-- begin Available data --
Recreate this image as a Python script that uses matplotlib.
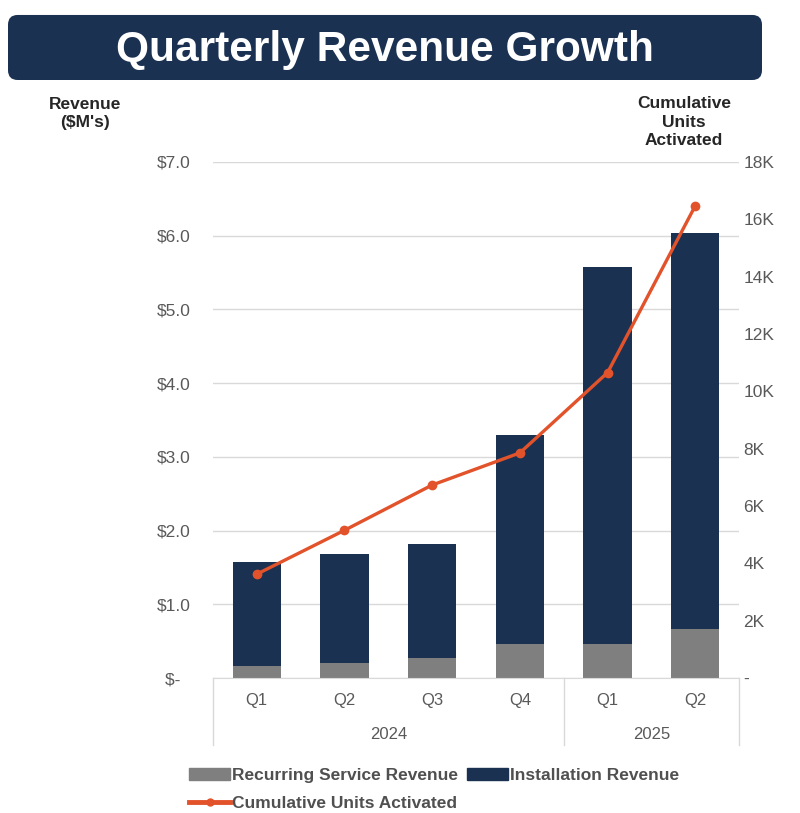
import matplotlib
matplotlib.use('Agg')
import matplotlib.pyplot as plt
from matplotlib.patches import FancyBboxPatch
from matplotlib.lines import Line2D

plt.rcParams['font.family'] = ['Liberation Sans', 'DejaVu Sans']

quarters = ['Q1', 'Q2', 'Q3', 'Q4', 'Q1', 'Q2']
years = ['2024', '2025']
recurringRevenue = [0.16, 0.21, 0.27, 0.46, 0.46, 0.67]
installationRevenue = [1.41, 1.47, 1.55, 2.84, 5.11, 5.37]
unitsActivated = [3620, 5150, 6730, 7850, 10650, 16470]

navy = '#1B3152'
gray = '#7F7F7F'
orange = '#E2532B'
gridColor = '#D9D9D9'
textColor = '#595959'

fig = plt.figure(figsize=(8, 8.13), dpi=100)
ax = fig.add_axes([0.266, 0.166, 0.658, 0.635])

x = list(range(len(quarters)))
ax.bar(x, recurringRevenue, width=0.55, color=gray, label='Recurring Service Revenue', zorder=2)
ax.bar(x, installationRevenue, width=0.55, bottom=recurringRevenue, color=navy,
       label='Installation Revenue', zorder=2)

ax.set_xlim(-0.5, len(quarters) - 0.5)
ax.set_ylim(0, 7)
ax.set_yticks([0, 1, 2, 3, 4, 5, 6, 7])
ax.set_yticklabels(['$-  ' if v == 0 else f'${v:.1f}' for v in range(8)])
ax.yaxis.grid(True, color=gridColor, linewidth=1)
ax.set_axisbelow(True)
for s in ['top', 'right', 'left']:
    ax.spines[s].set_visible(False)
ax.spines['bottom'].set_color(gridColor)
ax.tick_params(axis='y', length=0, labelsize=12.5, labelcolor=textColor, pad=16)
ax.set_xticks([])

# category labels with year grouping
trans = ax.get_xaxis_transform()
for i, q in enumerate(quarters):
    ax.text(i, -0.043, q, transform=trans, ha='center', va='center', fontsize=12, color=textColor)
ax.text(1.5, -0.11, years[0], transform=trans, ha='center', va='center', fontsize=12, color=textColor)
ax.text(4.5, -0.11, years[1], transform=trans, ha='center', va='center', fontsize=12, color=textColor)
for xv in [-0.5, 3.5, 5.5]:
    ax.plot([xv, xv], [0, -0.13], transform=trans, color=gridColor, linewidth=1, clip_on=False)

ax2 = ax.twinx()
ax2.plot(x, unitsActivated, color=orange, linewidth=2.4, marker='o', markersize=6,
         label='Cumulative Units Activated', zorder=3)
ax2.set_ylim(0, 18000)
ax2.set_yticks(range(0, 18001, 2000))
ax2.set_yticklabels(['-' if v == 0 else f'{v // 1000}K' for v in range(0, 18001, 2000)])
ax2.tick_params(axis='y', length=0, labelsize=12.5, labelcolor=textColor, pad=3)
for s in ax2.spines.values():
    s.set_visible(False)

# title banner
fig.patches.append(FancyBboxPatch((0.01, 0.9016), 0.9425, 0.08,
                                  boxstyle='round,pad=0,rounding_size=0.012',
                                  transform=fig.transFigure, facecolor=navy, edgecolor='none'))
fig.text(0.481, 0.939, 'Quarterly Revenue Growth', ha='center', va='center',
         fontsize=30.5, fontweight='bold', color='white')

fig.text(0.106, 0.881, "Revenue\n($M's)", ha='center', va='top', fontsize=12.5,
         fontweight='bold', color='#262626', linespacing=1.3)
fig.text(0.855, 0.882, 'Cumulative\nUnits\nActivated', ha='center', va='top', fontsize=12.5,
         fontweight='bold', color='#262626', linespacing=1.3)

handles = [
    plt.Rectangle((0, 0), 1, 1, color=gray),
    Line2D([0], [0], color=orange, linewidth=3.5, marker='o', markersize=5),
    plt.Rectangle((0, 0), 1, 1, color=navy),
]
labels = ['Recurring Service Revenue', 'Cumulative Units Activated', 'Installation Revenue']
leg = fig.legend(handles, labels, ncol=2, loc='upper left', bbox_to_anchor=(0.225, 0.066),
                 frameon=False, handlelength=2.4, handleheight=0.7,
                 handletextpad=0.1, columnspacing=0.5, labelspacing=0.75, borderpad=0,
                 prop={'weight': 'bold', 'size': 12.5})
for t in leg.get_texts():
    t.set_color('#505050')

fig.savefig('out.png', dpi=100)
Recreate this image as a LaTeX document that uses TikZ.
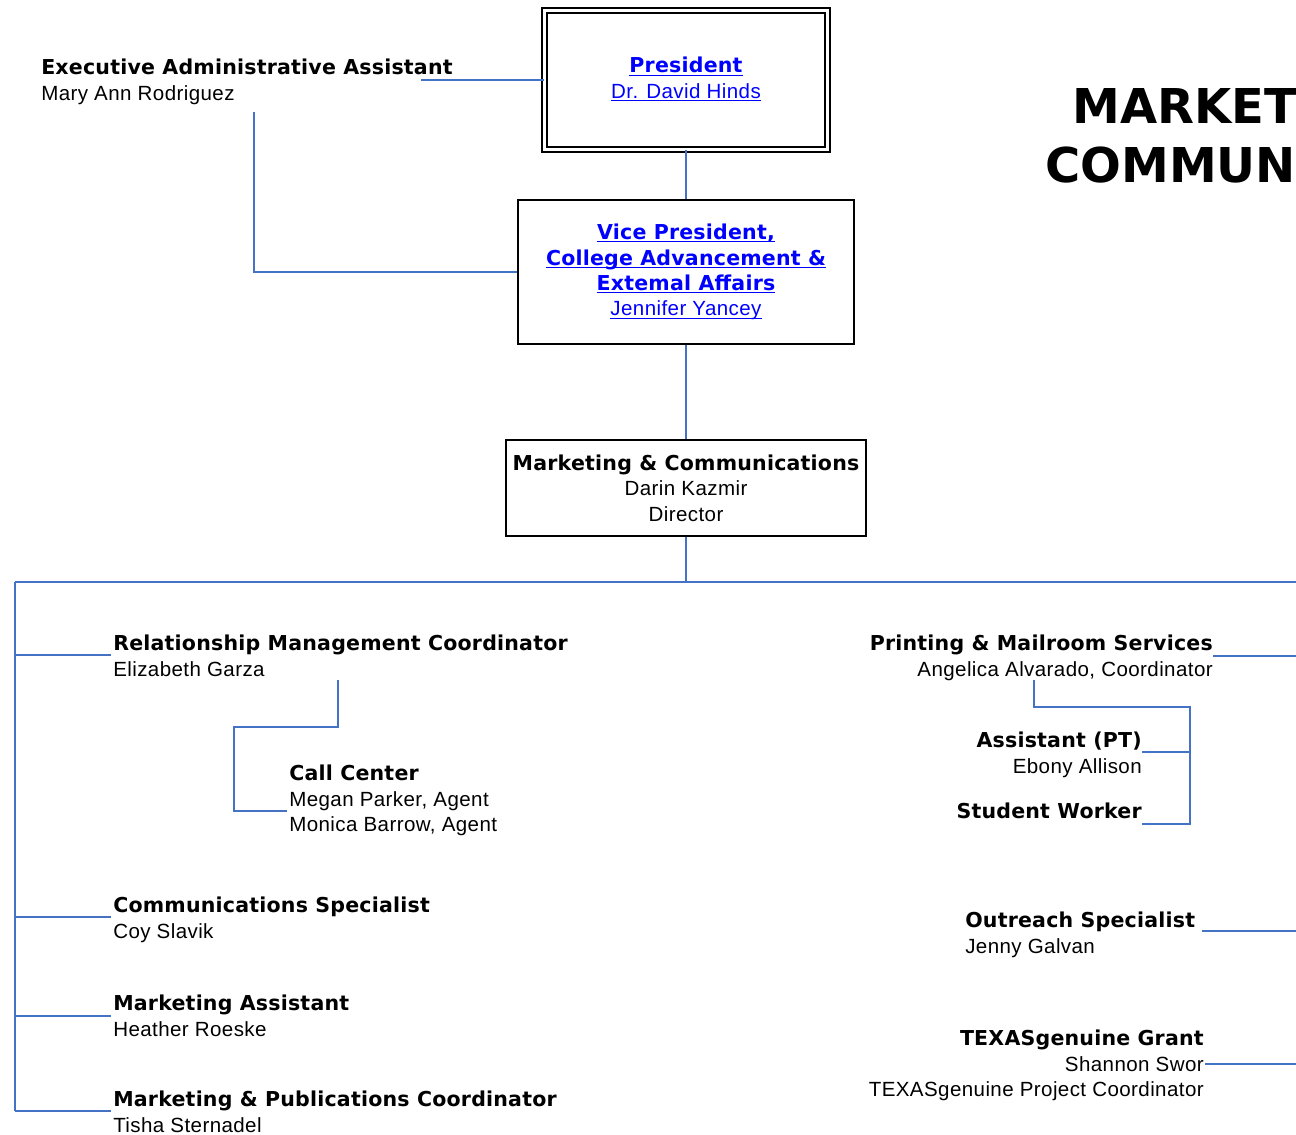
\documentclass[tikz,border=0pt]{standalone}
\usepackage{fontspec}
\usepackage{xcolor}
\usepackage{tikz}

\setmainfont{Liberation Sans}[LetterSpace=2]
\newfontfamily\hdfont{DejaVu Sans}[LetterSpace=1]
\newfontfamily\bigfont{DejaVu Sans}
\definecolor{linkblue}{RGB}{0,0,255}
\definecolor{lineblue}{RGB}{68,114,196}
\newcommand{\hd}[1]{{\hdfont\bfseries #1}}
\newcommand{\lnk}[1]{\textcolor{linkblue}{\underline{\vphantom{A}\smash{#1}}}}

\begin{document}
\begin{tikzpicture}[
    x=0.75pt, y=-0.75pt,
    font=\fontsize{15.4}{19.1}\selectfont,
    box/.style={rectangle, draw, line width=1.1pt, align=center, inner sep=0pt},
    entry/.style={inner sep=0pt, align=left},
    rentry/.style={inner sep=0pt, align=right, anchor=north east},
    title/.style={inner sep=0pt, anchor=base west, font=\bigfont\bfseries\fontsize{36}{40}\selectfont},
    link/.style={draw=lineblue, line width=1.1pt}
]
    \useasboundingbox (0,0) rectangle (1296,1135);

    % Top of the chart
    \node [box, double, double distance=2.6pt, minimum width=212pt, minimum height=104pt] (pres) at (686,80) {\lnk{\hd{President}}\\\lnk{Dr. David Hinds}};
    \node [box, minimum width=252pt, minimum height=108pt] (vp) at (686,272) {\lnk{\hd{Vice President,}}\\\lnk{\hd{College Advancement \&}}\\\lnk{\hd{Extemal Affairs}}\\\lnk{Jennifer Yancey}};
    \node [box, minimum width=270pt, minimum height=72pt] (dir) at (686,488) {\hd{Marketing \& Communications}\\Darin Kazmir\\Director};

    \node [entry, anchor=north west] (asst) at (41,59) {\hd{Executive Administrative Assistant}\\Mary Ann Rodriguez};

    % Title
    \node [title] (title1) at (1072,123) {MARKET};
    \node [title] (title2) at (1045,182) {COMMUN};

    % Left column
    \node [entry, anchor=north west] (rmc) at (113,635) {\hd{Relationship Management Coordinator}\\Elizabeth Garza};
    \node [entry, anchor=north west] (call) at (289,765) {\hd{Call Center}\\Megan Parker, Agent\\Monica Barrow, Agent};
    \node [entry, anchor=north west] (comm) at (113,897) {\hd{Communications Specialist}\\Coy Slavik};
    \node [entry, anchor=north west] (masst) at (113,995) {\hd{Marketing Assistant}\\Heather Roeske};
    \node [entry, anchor=north west] (mpc) at (113,1091) {\hd{Marketing \& Publications Coordinator}\\Tisha Sternadel};

    % Right column
    \node [rentry] (pms) at (1213,635) {\hd{Printing \& Mailroom Services}\\Angelica Alvarado, Coordinator};
    \node [rentry] (apt) at (1142,732) {\hd{Assistant (PT)}\\Ebony Allison};
    \node [rentry] (sw) at (1142,803) {\hd{Student Worker}};
    \node [entry, anchor=north west] (outreach) at (965,912) {\hd{Outreach Specialist}\\Jenny Galvan};
    \node [rentry] (tex) at (1204,1030) {\hd{TEXASgenuine Grant}\\Shannon Swor\\TEXASgenuine Project Coordinator};

    % Connector ends
    \coordinate (asstR) at (421,80);
    \coordinate (asstB) at (254,112);
    \coordinate (busL) at (15,582);
    \coordinate (busR) at (1296,582);
    \coordinate (leftEnd) at (15,1111);
    \coordinate (rmcJ) at (111,655);
    \coordinate (commJ) at (111,917);
    \coordinate (masstJ) at (111,1016);
    \coordinate (mpcJ) at (111,1111);
    \coordinate (rmcD) at (338,680);
    \coordinate (callK) at (234,727);
    \coordinate (callJ) at (287,811);
    \coordinate (pmsJ) at (1213,656);
    \coordinate (pmsD) at (1034,680);
    \coordinate (pmsK) at (1190,707);
    \coordinate (aptJ) at (1142,752);
    \coordinate (swJ) at (1142,824);
    \coordinate (outJ) at (1202,931);
    \coordinate (texJ) at (1205,1064);

    % Upper links
    \path [link] (asstR) -- (pres.west);
    \path [link] (asstB) |- (vp.west);
    \path [link] (pres.south) -- (vp.north);
    \path [link] (vp.south) -- (dir.north);
    \path [link] (dir.south) -- (dir.south |- busL);
    \path [link] (busL) -- (busR);
    \path [link] (busL) -- (leftEnd);

    % Left branches
    \foreach \j in {rmcJ,commJ,masstJ,mpcJ}
        \path [link] (busL |- \j) -- (\j);
    \path [link] (rmcD) |- (callK) |- (callJ);

    % Right branches
    \path [link] (pmsJ) -- (busR |- pmsJ);
    \path [link] (pmsD) |- (pmsK) |- (swJ);
    \path [link] (pmsK |- aptJ) -- (aptJ);
    \path [link] (outJ) -- (busR |- outJ);
    \path [link] (texJ) -- (busR |- texJ);

\end{tikzpicture}
\end{document}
-- end Available data --
*Directive*. Leave out any pictures, please, and quote only the lines from the top of the data through the line that contains "plt.rcParams['font.family'] = ['Liberation".

*Solution for this problem*.
Recreate this image as a Python script that uses matplotlib.
import matplotlib
matplotlib.use('Agg')
import matplotlib.pyplot as plt
from matplotlib.patches import FancyBboxPatch
from matplotlib.lines import Line2D

plt.rcParams['font.family'] = ['Liberation Sans', 'DejaVu Sans']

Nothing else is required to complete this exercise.